Section A consists of short conceptual questions related to the fundamentals of microwave engineering and radar technology. These questions require students to provide short definitions or explanations of important microwave components and radar concepts.

The topics covered in this section include directional couplers, microwave resonators, voltage standing wave ratio (VSWR), impedance attenuators, and slotted line techniques. These components and measurement methods are widely used in microwave systems for signal transmission and analysis.

Students must also understand microwave devices such as hybrid rings and semiconductor diodes used in microwave circuits. In addition, the section includes questions about radar systems, including radar definition, radar clutter, and noise figure, which are important parameters in radar signal detection and system performance.

The main objective of this section is to test the student’s basic understanding of microwave components and radar system terminology.

Questions for Section A

Define a directional coupler in microwave engineering.

What is the quality factor in a microwave resonator?

Define Voltage Standing Wave Ratio (VSWR).

What is an impedance attenuator?

What are slotted lines in microwave measurements?

What is a hybrid ring in microwave systems?

Name the semiconductor diodes used in microwave circuits.

What is radar?

What is radar clutter?

What is noise figure in radar systems?

Section B – Descriptive Questions (Description)

Section B includes descriptive questions that require detailed explanations of microwave devices, radar principles, and electromagnetic wave propagation.

Students are required to explain the construction and working of directional couplers, which are used to split or combine microwave signals in transmission systems.

Another important topic in this section is the radar range equation, which determines the maximum distance at which a radar system can detect a target.

The section also includes questions about the limitations of conventional active devices at microwave frequencies, which led to the development of specialized microwave devices such as Gunn diodes and varactor diodes.

Students must also understand wave propagation in waveguides, including the solution of the wave equation in rectangular coordinates for TE modes.

Additional topics include moving target radar systems and avalanche transit time devices, which are used for generating high-frequency microwave signals.

Questions for Section B

Explain the construction and working of a directional coupler.

Derive the radar range equation.

Explain the limitations of conventional active devices at microwave frequencies.
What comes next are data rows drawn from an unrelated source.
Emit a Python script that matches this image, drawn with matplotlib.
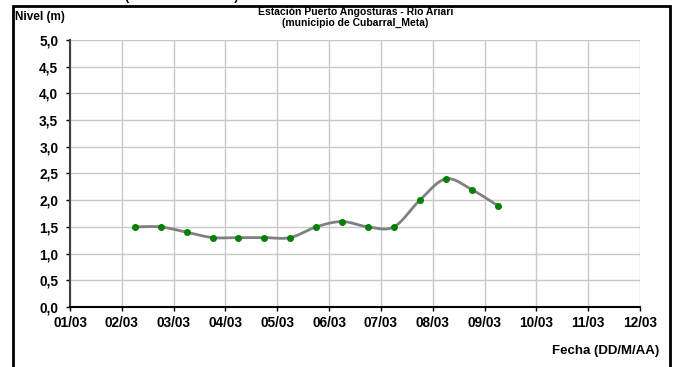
import numpy as np
import matplotlib.pyplot as plt
from matplotlib.patches import Rectangle

plt.rcParams['font.family'] = ['Liberation Sans', 'DejaVu Sans']
plt.rcParams['font.weight'] = 'bold'

# Datos: días desde 01/03 y nivel (m)
dias = [1.25, 1.75, 2.25, 2.75, 3.25, 3.75, 4.25, 4.75,
        5.25, 5.75, 6.25, 6.75, 7.25, 7.75, 8.25]
nivel = [1.5, 1.5, 1.4, 1.3, 1.3, 1.3, 1.3, 1.5,
         1.6, 1.5, 1.5, 2.0, 2.4, 2.2, 1.9]
etiquetas_x = ['01/03', '02/03', '03/03', '04/03', '05/03', '06/03',
               '07/03', '08/03', '09/03', '10/03', '11/03', '12/03']
etiquetas_y = ['0,0', '0,5', '1,0', '1,5', '2,0', '2,5',
               '3,0', '3,5', '4,0', '4,5', '5,0']


def suavizar(x, y, n=20):
    # curva tipo "línea suavizada" de Excel (Catmull-Rom)
    x = np.asarray(x, float)
    y = np.asarray(y, float)
    px = np.concatenate([[x[0]], x, [x[-1]]])
    py = np.concatenate([[y[0]], y, [y[-1]]])
    xs, ys = [], []
    t = np.linspace(0, 1, n)
    for i in range(1, len(px) - 2):
        p0, p1, p2, p3 = [np.array([px[j], py[j]]) for j in range(i - 1, i + 3)]
        c1 = p1 + (p2 - p0) / 6
        c2 = p2 - (p3 - p1) / 6
        for tt in t:
            b = ((1 - tt) ** 3 * p1 + 3 * (1 - tt) ** 2 * tt * c1
                 + 3 * (1 - tt) * tt ** 2 * c2 + tt ** 3 * p2)
            xs.append(b[0])
            ys.append(b[1])
    return xs, ys


fig = plt.figure(figsize=(6.74, 3.67), dpi=100)
ax = fig.add_axes([0.1039, 0.1635, 0.8457, 0.7275])

sx, sy = suavizar(dias, nivel)
ax.plot(sx, sy, color='#808080', linewidth=2, zorder=3)
ax.plot(dias, nivel, 'o', color='#008000', markersize=4, zorder=4)

ax.set_xlim(0, 11)
ax.set_ylim(0, 5)
ax.set_xticks(range(len(etiquetas_x)))
ax.set_xticklabels(etiquetas_x)
ax.set_yticks(np.arange(0, 5.01, 0.5))
ax.set_yticklabels(etiquetas_y)
ax.tick_params(labelsize=9.8, length=3, width=1)
ax.tick_params(axis='y', pad=5.5)
ax.tick_params(axis='x', pad=3.5)
ax.grid(True, color='#c8c8c8', linewidth=1)
ax.set_axisbelow(True)
for s in ['top', 'right']:
    ax.spines[s].set_visible(False)
ax.spines['left'].set_color('#404040')
ax.spines['left'].set_linewidth(1.5)
ax.spines['bottom'].set_color('black')
ax.spines['bottom'].set_linewidth(1.5)

# Textos
fig.text(0.527, 0.967, 'Estación Puerto Angosturas - Río Ariari',
         ha='center', va='center', fontsize=7.5, fontweight='bold')
fig.text(0.527, 0.937, '(municipio de Cubarral_Meta)',
         ha='center', va='center', fontsize=7.5, fontweight='bold')
fig.text(0.022, 0.953, 'Nivel (m)', ha='left', va='center',
         fontsize=8.5, fontweight='bold')
fig.text(0.978, 0.043, 'Fecha (DD/M/AA)', ha='right', va='center',
         fontsize=9.5, fontweight='bold')
fig.text(0.27, 0.992, '(                              )', ha='center',
         va='bottom', fontsize=9, fontweight='bold')

# Marco exterior
fig.add_artist(Rectangle((0.019, -0.05), 0.975, 1.035, transform=fig.transFigure,
                         fill=False, edgecolor='black', linewidth=2))

fig.savefig('out.png', dpi=100)
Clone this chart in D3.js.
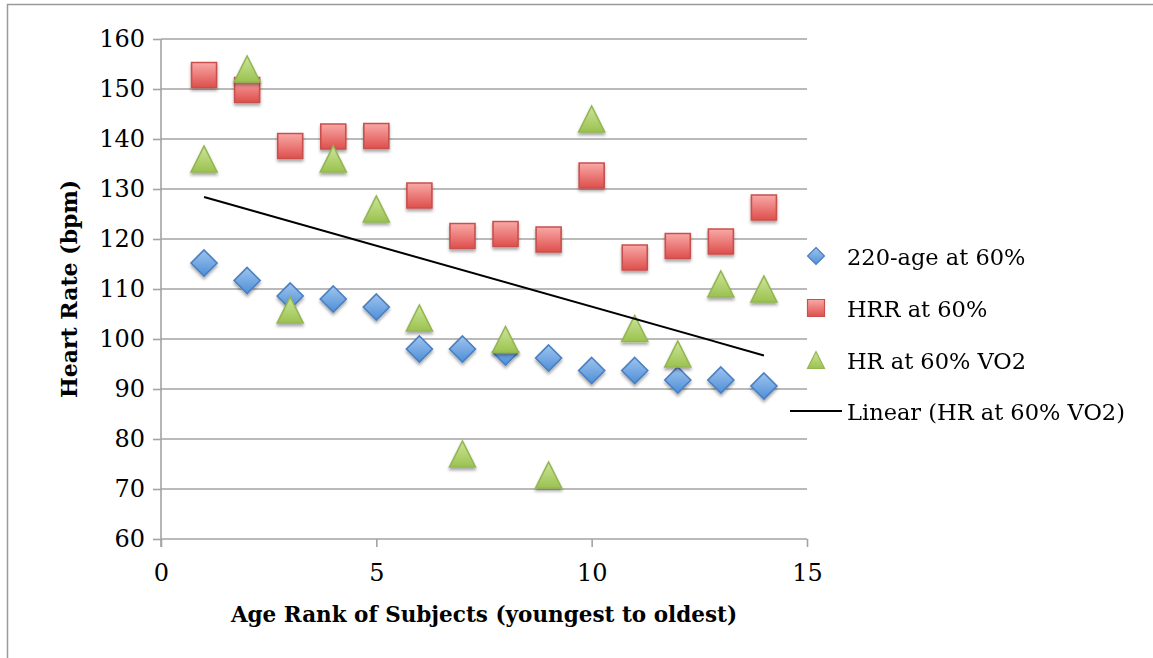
<!DOCTYPE html>
<html>
<head>
<meta charset="utf-8">
<script src="https://cdn.jsdelivr.net/npm/d3@7/dist/d3.min.js"></script>
<style>
  html, body { margin: 0; padding: 0; background: #fff; }
  svg { display: block; }
  text { font-family: "DejaVu Serif", "Liberation Serif", serif; fill: #000; }
</style>
</head>
<body>
<svg id="chart" width="1153" height="658"></svg>
<script>
// ---- data ----
const subjects = [1, 2, 3, 4, 5, 6, 7, 8, 9, 10, 11, 12, 13, 14];
const age220At60 = [115.2, 111.7, 108.6, 108, 106.4, 98, 98, 97.4, 96.2, 93.7, 93.7, 91.8, 91.8, 90.6];
const hrrAt60 = [152.8, 149.8, 138.6, 140.5, 140.6, 128.7, 120.6, 121, 119.9, 132.7, 116.3, 118.6, 119.5, 126.3];
const hrAt60VO2 = [136, 154, 105.8, 136, 126, 104.2, 77, 99.9, 72.8, 144, 102.1, 97, 111, 110];
const xTicks = [0, 5, 10, 15];
const yTicks = [60, 70, 80, 90, 100, 110, 120, 130, 140, 150, 160];
const seriesNames = ["220-age at 60%", "HRR at 60%", "HR at 60% VO2", "Linear (HR at 60% VO2)"];
const xTitle = "Age Rank of Subjects (youngest to oldest)";
const yTitle = "Heart Rate (bpm)";

const svg = d3.select("#chart");
const W = 1153, H = 658;
const plot = { left: 161, right: 807, top: 39, bottom: 539 };

const x = d3.scaleLinear().domain([0, 15]).range([plot.left, plot.right]);
const y = d3.scaleLinear().domain([60, 160]).range([plot.bottom, plot.top]);

const defs = svg.append("defs");
function grad(id, c1, c2) {
  const g = defs.append("linearGradient").attr("id", id).attr("x1", 0).attr("y1", 0).attr("x2", 0).attr("y2", 1);
  g.append("stop").attr("offset", "0%").attr("stop-color", c1);
  g.append("stop").attr("offset", "100%").attr("stop-color", c2);
}
grad("gBlue", "#9ec4ee", "#4f8fd8");
grad("gRed", "#f8a9a7", "#de4f4c");
grad("gGreen", "#cde59a", "#9bc24f");
const f = defs.append("filter").attr("id", "shadow").attr("x", "-30%").attr("y", "-30%").attr("width", "160%").attr("height", "170%");
f.append("feDropShadow").attr("dx", 0).attr("dy", 2.5).attr("stdDeviation", 1.6).attr("flood-color", "#000").attr("flood-opacity", 0.35);

// outer frame
svg.append("path")
  .attr("d", `M7.5,${H + 2} L7.5,4.5 L${W + 2},4.5`)
  .attr("fill", "none").attr("stroke", "#9a9a9a").attr("stroke-width", 1.5);

// gridlines
svg.append("g").selectAll("line").data(yTicks.filter(d => d !== 60)).join("line")
  .attr("x1", plot.left).attr("x2", plot.right)
  .attr("y1", d => y(d)).attr("y2", d => y(d))
  .attr("stroke", "#a3a3a3").attr("stroke-width", 1.6);

// y axis
const yAxis = svg.append("g").attr("transform", `translate(${plot.left},0)`)
  .call(d3.axisLeft(y).tickValues(yTicks).tickSize(8).tickPadding(8).tickFormat(d3.format("d")));
yAxis.select(".domain").attr("stroke", "#a3a3a3").attr("stroke-width", 1.6)
  .attr("d", `M0,${plot.top}V${plot.bottom + 8}`);
yAxis.selectAll(".tick line").attr("stroke", "#a3a3a3").attr("stroke-width", 1.6);
yAxis.selectAll(".tick text").attr("font-family", "DejaVu Serif").attr("font-size", 24).attr("fill", "#000");

// x axis
const xAxis = svg.append("g").attr("transform", `translate(0,${plot.bottom})`)
  .call(d3.axisBottom(x).tickValues(xTicks).tickSize(8).tickPadding(17).tickFormat(d3.format("d")));
xAxis.select(".domain").attr("stroke", "#a3a3a3").attr("stroke-width", 1.6)
  .attr("d", `M${plot.left},0H${plot.right}`);
xAxis.selectAll(".tick line").attr("stroke", "#a3a3a3").attr("stroke-width", 1.6);
xAxis.selectAll(".tick text").attr("font-family", "DejaVu Serif").attr("font-size", 24).attr("fill", "#000");

// axis titles
svg.append("text").attr("x", (plot.left + plot.right) / 2).attr("y", 622)
  .attr("text-anchor", "middle").attr("font-weight", "bold").attr("font-size", 21.5)
  .text(xTitle);
svg.append("text").attr("transform", `translate(77,${(plot.top + plot.bottom) / 2}) rotate(-90)`)
  .attr("text-anchor", "middle").attr("font-weight", "bold").attr("font-size", 22)
  .text(yTitle);

// marker shapes
function diamondPath(s) { const h = s / 2; return `M0,${-h}L${h},0L0,${h}L${-h},0Z`; }
function squarePath(s) { const h = s / 2; return `M${-h},${-h}H${h}V${h}H${-h}Z`; }
function trianglePath(s) { const h = s / 2; return `M0,${-h}L${h},${h}L${-h},${h}Z`; }

const series = [
  { name: seriesNames[0], values: age220At60, path: diamondPath, size: 26, fill: "url(#gBlue)", stroke: "#4a7fc0" },
  { name: seriesNames[1], values: hrrAt60, path: squarePath, size: 25, fill: "url(#gRed)", stroke: "#c9504d" },
  { name: seriesNames[2], values: hrAt60VO2, path: trianglePath, size: 26, fill: "url(#gGreen)", stroke: "#93b653" }
];

series.forEach(s => {
  svg.append("g").attr("filter", "url(#shadow)").selectAll("path")
    .data(subjects.map((d, i) => [d, s.values[i]])).join("path")
    .attr("transform", d => `translate(${x(d[0])},${y(d[1])})`)
    .attr("d", s.path(s.size))
    .attr("fill", s.fill).attr("stroke", s.stroke).attr("stroke-width", 1.6);
});

// linear trend line for HR at 60% VO2 (least squares)
const mx = d3.mean(subjects), my = d3.mean(hrAt60VO2);
const slope = d3.sum(subjects, (d, i) => (d - mx) * (hrAt60VO2[i] - my)) / d3.sum(subjects, d => (d - mx) ** 2);
const icpt = my - slope * mx;
const x0 = d3.min(subjects), x1 = d3.max(subjects);
svg.append("line")
  .attr("x1", x(x0)).attr("y1", y(icpt + slope * x0))
  .attr("x2", x(x1)).attr("y2", y(icpt + slope * x1))
  .attr("stroke", "#000").attr("stroke-width", 2);

// legend
const legendY = [257, 309, 361, 412];
const lg = svg.append("g");
series.forEach((s, i) => {
  lg.append("path").attr("transform", `translate(816,${legendY[i] - 1})`)
    .attr("d", s.path(17)).attr("fill", s.fill).attr("stroke", s.stroke).attr("stroke-width", 1.2);
});
lg.append("line").attr("x1", 790).attr("x2", 842).attr("y1", legendY[3] - 1).attr("y2", legendY[3] - 1)
  .attr("stroke", "#000").attr("stroke-width", 2);
seriesNames.forEach((n, i) => {
  lg.append("text").attr("x", 847).attr("y", legendY[i]).attr("dy", "0.35em")
    .attr("font-size", 22.5).text(n);
});
</script>
</body>
</html>
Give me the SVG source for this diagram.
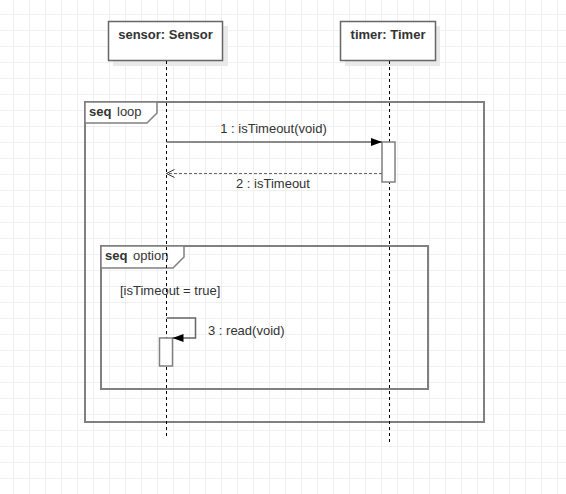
<svg xmlns="http://www.w3.org/2000/svg" width="566" height="494" viewBox="0 0 566 494">
<defs>
<pattern id="grid" x="13" y="14" width="16" height="16" patternUnits="userSpaceOnUse">
<path d="M0.5 0V16M0 0.5H16" fill="none" stroke="#f0f0f0" stroke-width="1"/>
</pattern>
<marker id="filled" markerWidth="12" markerHeight="10" refX="11" refY="4" orient="auto" markerUnits="userSpaceOnUse">
<path d="M0 0L11 4L0 8Z" fill="#000"/>
</marker>
<marker id="open" markerWidth="12" markerHeight="10" refX="9" refY="4.5" orient="auto" markerUnits="userSpaceOnUse">
<path d="M1 0.5L9 4.5L1 8.5" fill="none" stroke="#333" stroke-width="1"/>
</marker>
</defs>
<style>
text{font-family:"Liberation Sans",Arial,sans-serif;font-size:13px;fill:#333}
.b{font-weight:bold}
.box{fill:#fff;stroke:#666;stroke-width:1.5}
.shadow{fill:#e9e9e9}
.life{stroke:#000;stroke-width:1;stroke-dasharray:3 3}
.frame{fill:none;stroke:#808080;stroke-width:2}
.tab{fill:#fff;stroke:#808080;stroke-width:1.5}
.act{fill:#fff;stroke:#808080;stroke-width:1.5}
.msg{fill:none;stroke:#666;stroke-width:1.5}
.ret{fill:none;stroke:#666;stroke-width:1.2;stroke-dasharray:3 2}
</style>
<rect width="566" height="494" fill="#fff"/>
<rect width="566" height="494" fill="url(#grid)"/>

<g id="frame-loop">
<rect class="frame" x="85" y="102" width="399" height="320"/>
<path class="tab" d="M85 102H157V113L147 123H85Z"/>
<text x="89" y="116" class="b">seq</text><text x="117" y="116">loop</text>
</g>
<g id="frame-option">
<rect class="frame" x="101" y="246" width="327" height="143"/>
<path class="tab" d="M101 246H184V257L173 268H101Z"/>
<text x="105" y="260" class="b">seq</text><text x="133" y="260">option</text>
<text x="120" y="295">[isTimeout = true]</text>
</g>

<g id="sensor">
<rect class="shadow" x="113" y="26" width="115" height="40"/>
<rect class="box" x="108.5" y="21.5" width="114" height="39"/>
<text x="165.5" y="39" class="b" text-anchor="middle">sensor: Sensor</text>
<line class="life" x1="166.5" y1="61" x2="166.5" y2="437"/>
<rect class="act" x="159.5" y="338" width="13" height="28"/>
</g>
<g id="timer">
<rect class="shadow" x="345" y="26" width="95" height="40"/>
<rect class="box" x="340.5" y="21.5" width="95" height="39"/>
<text x="388" y="39" class="b" text-anchor="middle">timer: Timer</text>
<line class="life" x1="389.5" y1="61" x2="389.5" y2="443"/>
<rect class="act" x="382" y="142" width="13" height="40"/>
</g>

<g id="connectors">
<line class="msg" x1="166.5" y1="142" x2="382" y2="142" marker-end="url(#filled)"/>
<text x="273.5" y="133" text-anchor="middle">1 : isTimeout(void)</text>
<line class="ret" x1="382" y1="173.5" x2="166.5" y2="173.5" marker-end="url(#open)"/>
<text x="273" y="188" text-anchor="middle">2 : isTimeout</text>
<path class="msg" d="M166.5 318H195.5V338H172.5" marker-end="url(#filled)"/>
<text x="208" y="335">3 : read(void)</text>
</g>
</svg>
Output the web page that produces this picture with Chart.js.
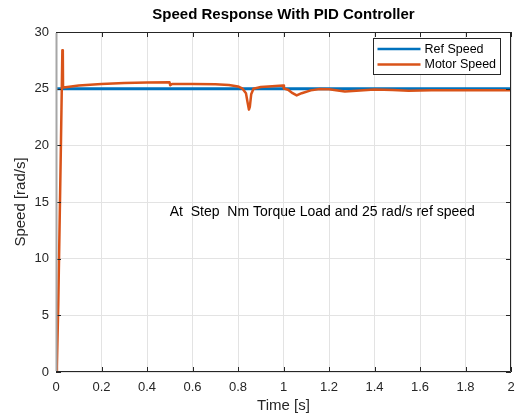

Derive the solution of the wave equation in rectangular coordinates for TE degenerate modes.

Explain the working of a Gunn diode.

Explain the working of a varactor diode.

Explain the moving target radar system and its applications.

What are avalanche transit-time devices?

Section C – Long Analytical Questions (Description)

Section C includes long analytical questions related to advanced microwave devices and radar components. These questions require detailed explanations of high-frequency microwave tubes and semiconductor devices used in radar and communication systems.

One of the important topics in this section is IMPATT and TRAPATT diodes, which are high-power microwave semiconductor devices used for generating microwave signals.

Another topic included in this section is microwave tubes such as Traveling Wave Tubes (TWT) and Klystrons, which are widely used in radar transmitters and satellite communication systems for signal amplification.

Students must also understand microwave waveguide components such as E-plane and H-plane tees, which are used for power division and signal routing in microwave circuits.

These topics help students understand the advanced devices used in modern radar and microwave communication systems.